Especialistas dizem que, com apenas 3.000 centrífugas, uma usina levaria quase 90 anos para gerar urânio baixamente enriquecido em quantidades suficientes para alimentar uma usina nuclear comercial durante um ano, e entre um e quatro anos para produzir material físsil para uma bomba.
Alguns estudos avaliam que essa instalação só faria sentido se fosse parte de uma rede clandestina de usinas. ElBaradei disse que "são questões válidas" a serem investigadas pelos inspetores da agência.
O Irã revelou a existência de Fordow em setembro, ao menos dois anos depois do início da sua construção. A AIEA diz que deveria ter sido informada ainda na fase de projeto, algo de que Teerã discorda.

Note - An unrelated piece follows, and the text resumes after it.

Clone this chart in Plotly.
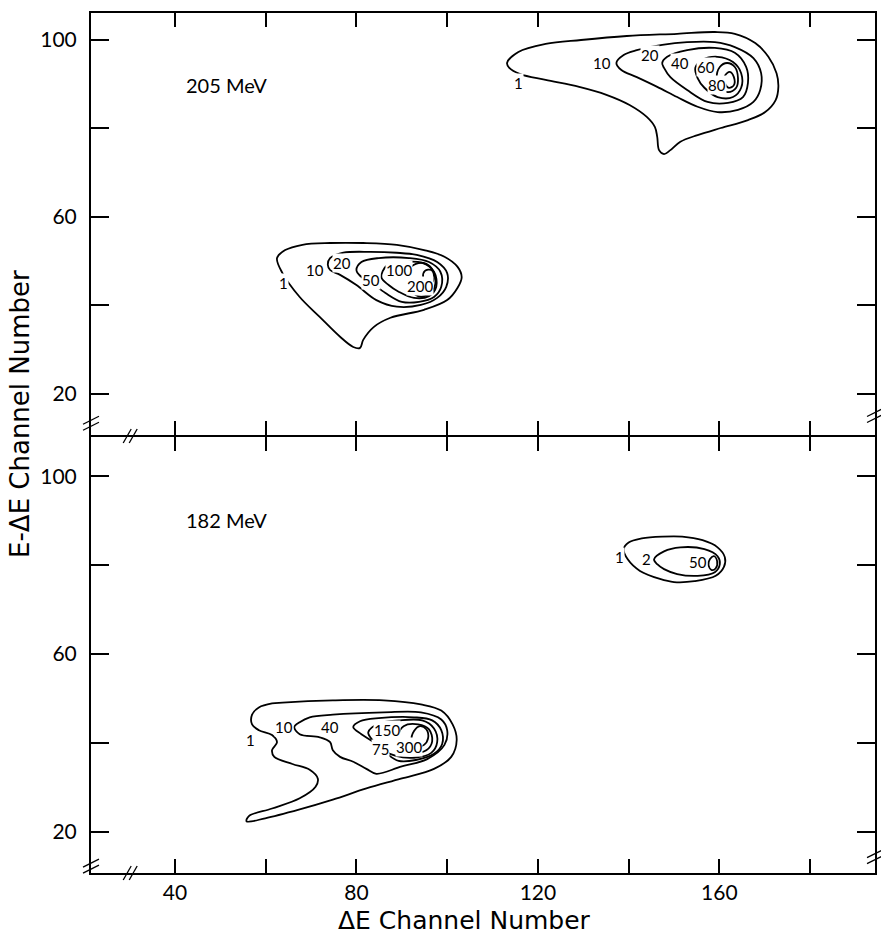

"Isso se soma ao déficit de confiança. Enquanto continuarmos nesse ambiente de tensão, não avançaremos uma só polegada na direção de uma solução", afirmou.
"Mas as pessoas deveriam parar de ameaçar o uso da força, porque isso simplesmente (...) cria uma justificativa ou pretexto para que os países digam: 'Bem, temos de ficar clandestinos, porque estamos sendo ameaçados'."